** begin DATASET EXCERPT **

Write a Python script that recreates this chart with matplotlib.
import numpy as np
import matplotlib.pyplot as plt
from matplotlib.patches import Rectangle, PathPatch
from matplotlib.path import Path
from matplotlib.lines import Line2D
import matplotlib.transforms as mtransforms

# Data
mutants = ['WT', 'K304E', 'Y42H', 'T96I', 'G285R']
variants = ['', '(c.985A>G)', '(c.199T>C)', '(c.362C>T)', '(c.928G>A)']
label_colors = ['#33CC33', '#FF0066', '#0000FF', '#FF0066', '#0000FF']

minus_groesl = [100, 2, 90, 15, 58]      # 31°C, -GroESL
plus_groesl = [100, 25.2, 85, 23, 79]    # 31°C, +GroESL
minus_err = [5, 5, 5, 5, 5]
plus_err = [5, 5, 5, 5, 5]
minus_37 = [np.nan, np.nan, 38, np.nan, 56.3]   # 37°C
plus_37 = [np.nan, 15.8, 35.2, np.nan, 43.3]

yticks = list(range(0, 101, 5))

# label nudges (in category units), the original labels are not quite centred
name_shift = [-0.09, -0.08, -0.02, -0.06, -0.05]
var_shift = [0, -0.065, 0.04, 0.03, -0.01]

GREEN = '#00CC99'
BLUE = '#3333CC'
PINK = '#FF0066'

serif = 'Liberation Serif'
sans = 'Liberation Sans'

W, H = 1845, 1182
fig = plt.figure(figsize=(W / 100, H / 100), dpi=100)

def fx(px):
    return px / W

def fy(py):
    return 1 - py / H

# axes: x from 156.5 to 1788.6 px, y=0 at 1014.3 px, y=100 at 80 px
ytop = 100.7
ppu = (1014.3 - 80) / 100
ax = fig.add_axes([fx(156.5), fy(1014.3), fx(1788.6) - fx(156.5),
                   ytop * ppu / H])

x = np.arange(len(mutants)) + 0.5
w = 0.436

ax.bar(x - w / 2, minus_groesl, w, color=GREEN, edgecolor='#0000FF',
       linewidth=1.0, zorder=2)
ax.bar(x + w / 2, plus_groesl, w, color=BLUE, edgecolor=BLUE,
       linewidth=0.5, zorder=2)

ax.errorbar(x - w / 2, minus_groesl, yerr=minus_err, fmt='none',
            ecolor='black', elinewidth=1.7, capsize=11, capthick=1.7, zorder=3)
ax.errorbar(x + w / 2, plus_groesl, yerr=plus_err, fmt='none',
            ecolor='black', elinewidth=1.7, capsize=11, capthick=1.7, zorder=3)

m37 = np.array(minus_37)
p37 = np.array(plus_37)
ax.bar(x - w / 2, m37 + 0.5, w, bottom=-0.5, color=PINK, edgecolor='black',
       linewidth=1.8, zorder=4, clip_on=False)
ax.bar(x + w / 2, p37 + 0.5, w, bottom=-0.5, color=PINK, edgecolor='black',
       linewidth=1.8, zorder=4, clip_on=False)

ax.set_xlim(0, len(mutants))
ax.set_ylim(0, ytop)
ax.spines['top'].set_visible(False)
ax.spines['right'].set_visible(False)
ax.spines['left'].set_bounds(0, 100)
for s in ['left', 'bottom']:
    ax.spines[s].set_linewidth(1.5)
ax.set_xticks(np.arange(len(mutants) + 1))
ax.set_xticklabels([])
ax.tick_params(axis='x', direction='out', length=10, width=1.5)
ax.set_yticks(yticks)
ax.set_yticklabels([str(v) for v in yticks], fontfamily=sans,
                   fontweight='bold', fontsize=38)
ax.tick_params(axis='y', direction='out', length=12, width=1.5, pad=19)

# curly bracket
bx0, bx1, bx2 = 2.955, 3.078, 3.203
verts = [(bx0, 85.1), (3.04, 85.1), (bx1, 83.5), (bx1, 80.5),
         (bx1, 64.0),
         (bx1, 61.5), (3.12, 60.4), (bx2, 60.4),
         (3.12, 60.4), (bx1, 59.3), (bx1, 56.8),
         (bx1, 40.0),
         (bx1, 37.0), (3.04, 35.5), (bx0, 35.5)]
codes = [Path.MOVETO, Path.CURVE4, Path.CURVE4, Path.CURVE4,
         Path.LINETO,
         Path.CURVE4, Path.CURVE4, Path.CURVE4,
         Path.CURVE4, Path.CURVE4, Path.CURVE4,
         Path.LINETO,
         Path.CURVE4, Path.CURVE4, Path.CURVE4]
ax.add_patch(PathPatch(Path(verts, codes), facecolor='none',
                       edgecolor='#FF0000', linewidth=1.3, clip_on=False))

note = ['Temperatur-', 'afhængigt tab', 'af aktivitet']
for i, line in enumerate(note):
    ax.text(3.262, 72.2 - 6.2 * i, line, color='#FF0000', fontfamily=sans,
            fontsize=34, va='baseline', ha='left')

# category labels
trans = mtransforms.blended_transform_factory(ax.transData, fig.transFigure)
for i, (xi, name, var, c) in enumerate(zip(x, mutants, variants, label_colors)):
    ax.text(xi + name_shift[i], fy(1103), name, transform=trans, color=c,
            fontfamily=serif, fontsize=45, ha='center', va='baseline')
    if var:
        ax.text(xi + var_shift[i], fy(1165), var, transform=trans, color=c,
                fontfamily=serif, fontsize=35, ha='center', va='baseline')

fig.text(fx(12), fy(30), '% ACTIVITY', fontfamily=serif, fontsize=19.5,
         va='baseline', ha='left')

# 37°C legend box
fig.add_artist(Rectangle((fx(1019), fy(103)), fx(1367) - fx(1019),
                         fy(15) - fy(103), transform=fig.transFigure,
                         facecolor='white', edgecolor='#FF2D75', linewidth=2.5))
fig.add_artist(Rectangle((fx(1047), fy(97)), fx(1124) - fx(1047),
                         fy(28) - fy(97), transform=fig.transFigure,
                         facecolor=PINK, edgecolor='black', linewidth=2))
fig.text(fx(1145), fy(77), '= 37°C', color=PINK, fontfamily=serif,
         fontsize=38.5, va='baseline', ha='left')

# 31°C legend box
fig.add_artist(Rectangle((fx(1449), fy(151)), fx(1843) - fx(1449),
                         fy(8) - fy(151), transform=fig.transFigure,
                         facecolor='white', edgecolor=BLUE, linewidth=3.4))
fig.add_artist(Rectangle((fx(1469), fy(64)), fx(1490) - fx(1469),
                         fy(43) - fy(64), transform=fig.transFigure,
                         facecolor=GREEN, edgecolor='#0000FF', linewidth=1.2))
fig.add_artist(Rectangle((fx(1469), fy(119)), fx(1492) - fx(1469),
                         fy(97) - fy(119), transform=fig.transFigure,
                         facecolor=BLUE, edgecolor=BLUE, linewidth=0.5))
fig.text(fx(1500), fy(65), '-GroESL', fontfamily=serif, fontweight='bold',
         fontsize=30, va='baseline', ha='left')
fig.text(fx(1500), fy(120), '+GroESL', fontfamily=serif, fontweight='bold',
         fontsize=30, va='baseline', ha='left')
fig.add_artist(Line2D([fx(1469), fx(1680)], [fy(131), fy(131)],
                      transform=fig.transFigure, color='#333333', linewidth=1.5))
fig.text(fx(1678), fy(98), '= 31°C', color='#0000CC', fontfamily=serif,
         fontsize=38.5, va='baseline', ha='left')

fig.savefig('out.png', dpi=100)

** end DATASET EXCERPT **

● WRITTEN INSTRUCTION
Write out the whole listing exactly.

● RESULT OF THIS TASK
Write a Python script that recreates this chart with matplotlib.
import numpy as np
import matplotlib.pyplot as plt
from matplotlib.patches import Rectangle, PathPatch
from matplotlib.path import Path
from matplotlib.lines import Line2D
import matplotlib.transforms as mtransforms

# Data
mutants = ['WT', 'K304E', 'Y42H', 'T96I', 'G285R']
variants = ['', '(c.985A>G)', '(c.199T>C)', '(c.362C>T)', '(c.928G>A)']
label_colors = ['#33CC33', '#FF0066', '#0000FF', '#FF0066', '#0000FF']

minus_groesl = [100, 2, 90, 15, 58]      # 31°C, -GroESL
plus_groesl = [100, 25.2, 85, 23, 79]    # 31°C, +GroESL
minus_err = [5, 5, 5, 5, 5]
plus_err = [5, 5, 5, 5, 5]
minus_37 = [np.nan, np.nan, 38, np.nan, 56.3]   # 37°C
plus_37 = [np.nan, 15.8, 35.2, np.nan, 43.3]

yticks = list(range(0, 101, 5))

# label nudges (in category units), the original labels are not quite centred
name_shift = [-0.09, -0.08, -0.02, -0.06, -0.05]
var_shift = [0, -0.065, 0.04, 0.03, -0.01]

GREEN = '#00CC99'
BLUE = '#3333CC'
PINK = '#FF0066'

serif = 'Liberation Serif'
sans = 'Liberation Sans'

W, H = 1845, 1182
fig = plt.figure(figsize=(W / 100, H / 100), dpi=100)

def fx(px):
    return px / W

def fy(py):
    return 1 - py / H

# axes: x from 156.5 to 1788.6 px, y=0 at 1014.3 px, y=100 at 80 px
ytop = 100.7
ppu = (1014.3 - 80) / 100
ax = fig.add_axes([fx(156.5), fy(1014.3), fx(1788.6) - fx(156.5),
                   ytop * ppu / H])

x = np.arange(len(mutants)) + 0.5
w = 0.436

ax.bar(x - w / 2, minus_groesl, w, color=GREEN, edgecolor='#0000FF',
       linewidth=1.0, zorder=2)
ax.bar(x + w / 2, plus_groesl, w, color=BLUE, edgecolor=BLUE,
       linewidth=0.5, zorder=2)

ax.errorbar(x - w / 2, minus_groesl, yerr=minus_err, fmt='none',
            ecolor='black', elinewidth=1.7, capsize=11, capthick=1.7, zorder=3)
ax.errorbar(x + w / 2, plus_groesl, yerr=plus_err, fmt='none',
            ecolor='black', elinewidth=1.7, capsize=11, capthick=1.7, zorder=3)

m37 = np.array(minus_37)
p37 = np.array(plus_37)
ax.bar(x - w / 2, m37 + 0.5, w, bottom=-0.5, color=PINK, edgecolor='black',
       linewidth=1.8, zorder=4, clip_on=False)
ax.bar(x + w / 2, p37 + 0.5, w, bottom=-0.5, color=PINK, edgecolor='black',
       linewidth=1.8, zorder=4, clip_on=False)

ax.set_xlim(0, len(mutants))
ax.set_ylim(0, ytop)
ax.spines['top'].set_visible(False)
ax.spines['right'].set_visible(False)
ax.spines['left'].set_bounds(0, 100)
for s in ['left', 'bottom']:
    ax.spines[s].set_linewidth(1.5)
ax.set_xticks(np.arange(len(mutants) + 1))
ax.set_xticklabels([])
ax.tick_params(axis='x', direction='out', length=10, width=1.5)
ax.set_yticks(yticks)
ax.set_yticklabels([str(v) for v in yticks], fontfamily=sans,
                   fontweight='bold', fontsize=38)
ax.tick_params(axis='y', direction='out', length=12, width=1.5, pad=19)

# curly bracket
bx0, bx1, bx2 = 2.955, 3.078, 3.203
verts = [(bx0, 85.1), (3.04, 85.1), (bx1, 83.5), (bx1, 80.5),
         (bx1, 64.0),
         (bx1, 61.5), (3.12, 60.4), (bx2, 60.4),
         (3.12, 60.4), (bx1, 59.3), (bx1, 56.8),
         (bx1, 40.0),
         (bx1, 37.0), (3.04, 35.5), (bx0, 35.5)]
codes = [Path.MOVETO, Path.CURVE4, Path.CURVE4, Path.CURVE4,
         Path.LINETO,
         Path.CURVE4, Path.CURVE4, Path.CURVE4,
         Path.CURVE4, Path.CURVE4, Path.CURVE4,
         Path.LINETO,
         Path.CURVE4, Path.CURVE4, Path.CURVE4]
ax.add_patch(PathPatch(Path(verts, codes), facecolor='none',
                       edgecolor='#FF0000', linewidth=1.3, clip_on=False))

note = ['Temperatur-', 'afhængigt tab', 'af aktivitet']
for i, line in enumerate(note):
    ax.text(3.262, 72.2 - 6.2 * i, line, color='#FF0000', fontfamily=sans,
            fontsize=34, va='baseline', ha='left')

# category labels
trans = mtransforms.blended_transform_factory(ax.transData, fig.transFigure)
for i, (xi, name, var, c) in enumerate(zip(x, mutants, variants, label_colors)):
    ax.text(xi + name_shift[i], fy(1103), name, transform=trans, color=c,
            fontfamily=serif, fontsize=45, ha='center', va='baseline')
    if var:
        ax.text(xi + var_shift[i], fy(1165), var, transform=trans, color=c,
                fontfamily=serif, fontsize=35, ha='center', va='baseline')

fig.text(fx(12), fy(30), '% ACTIVITY', fontfamily=serif, fontsize=19.5,
         va='baseline', ha='left')

# 37°C legend box
fig.add_artist(Rectangle((fx(1019), fy(103)), fx(1367) - fx(1019),
                         fy(15) - fy(103), transform=fig.transFigure,
                         facecolor='white', edgecolor='#FF2D75', linewidth=2.5))
fig.add_artist(Rectangle((fx(1047), fy(97)), fx(1124) - fx(1047),
                         fy(28) - fy(97), transform=fig.transFigure,
                         facecolor=PINK, edgecolor='black', linewidth=2))
fig.text(fx(1145), fy(77), '= 37°C', color=PINK, fontfamily=serif,
         fontsize=38.5, va='baseline', ha='left')

# 31°C legend box
fig.add_artist(Rectangle((fx(1449), fy(151)), fx(1843) - fx(1449),
                         fy(8) - fy(151), transform=fig.transFigure,
                         facecolor='white', edgecolor=BLUE, linewidth=3.4))
fig.add_artist(Rectangle((fx(1469), fy(64)), fx(1490) - fx(1469),
                         fy(43) - fy(64), transform=fig.transFigure,
                         facecolor=GREEN, edgecolor='#0000FF', linewidth=1.2))
fig.add_artist(Rectangle((fx(1469), fy(119)), fx(1492) - fx(1469),
                         fy(97) - fy(119), transform=fig.transFigure,
                         facecolor=BLUE, edgecolor=BLUE, linewidth=0.5))
fig.text(fx(1500), fy(65), '-GroESL', fontfamily=serif, fontweight='bold',
         fontsize=30, va='baseline', ha='left')
fig.text(fx(1500), fy(120), '+GroESL', fontfamily=serif, fontweight='bold',
         fontsize=30, va='baseline', ha='left')
fig.add_artist(Line2D([fx(1469), fx(1680)], [fy(131), fy(131)],
                      transform=fig.transFigure, color='#333333', linewidth=1.5))
fig.text(fx(1678), fy(98), '= 31°C', color='#0000CC', fontfamily=serif,
         fontsize=38.5, va='baseline', ha='left')

fig.savefig('out.png', dpi=100)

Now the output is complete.